About a year ago, a friend asked me how Microsoft would obtain world domination with Silverlight, since almost everyone already have Flash installed and Silverlight is yet another browser plugin. The answer was as simple as horrifying: Windows Update. There is no need to worry about such things as user preferences when you control the operating system.
Just as I expected, Silverlight 1.0 was going out as an optional Windows update yesterday. It includes installers for the browser plugin with IE and Firefox.
I first wrote about Silverlight in March 2006 and a lot has happened since then. Changing the name from WPF/E to Silverlight really boosted the hype and made a larger audience aware of the product. Silverlight is a funny toy, no doubt about that, but I’m still concerned about the accessibility, or rather lack of accessibility.

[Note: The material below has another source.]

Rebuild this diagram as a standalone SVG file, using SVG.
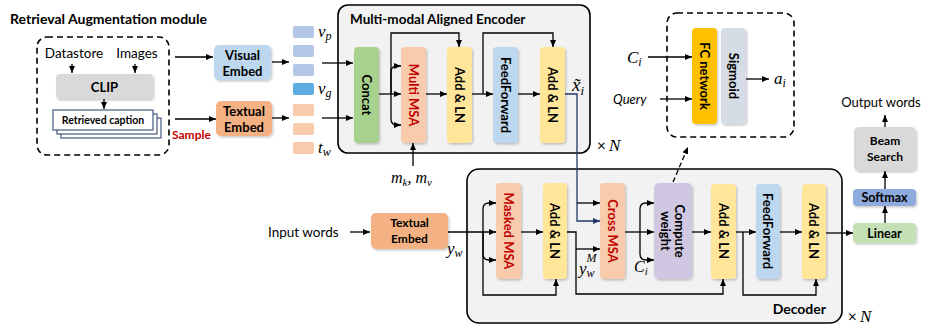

For instance, you can use the Accessibility Object to provide information for a screen reader. A limit of the object is that only the entire plugin area can get focus and not individual elements. Without focus you cannot get tab index, keyboard cannot be used for navigation and so on. Also, this object is not available for Mac. In short, all this means that the accessibility object feels pretty useless.
Also, the sites should provide graceful degradation in case the user doesn’t have Silverlight installed. One way to achieve this is by using the framework SilverSpine by Todd Anthony Spatafore, where it’s possible to use a HTML version of the site. I’m generally against keeping several versions of a site, but at least it’s a start.
It’s been said that version 2 of Silverlight will support the same accessibility model used by WPF (UI Automation) which will address some of the issues mentioned above.
Accessibility and RIAs are not exactly a match made in heaven. The same goes for SEO and sometimes even usability. Silverlight is not really worse than the other players in the RIA arena, but don’t take my word for it, go try it yourself. Don’t fight the future, create it.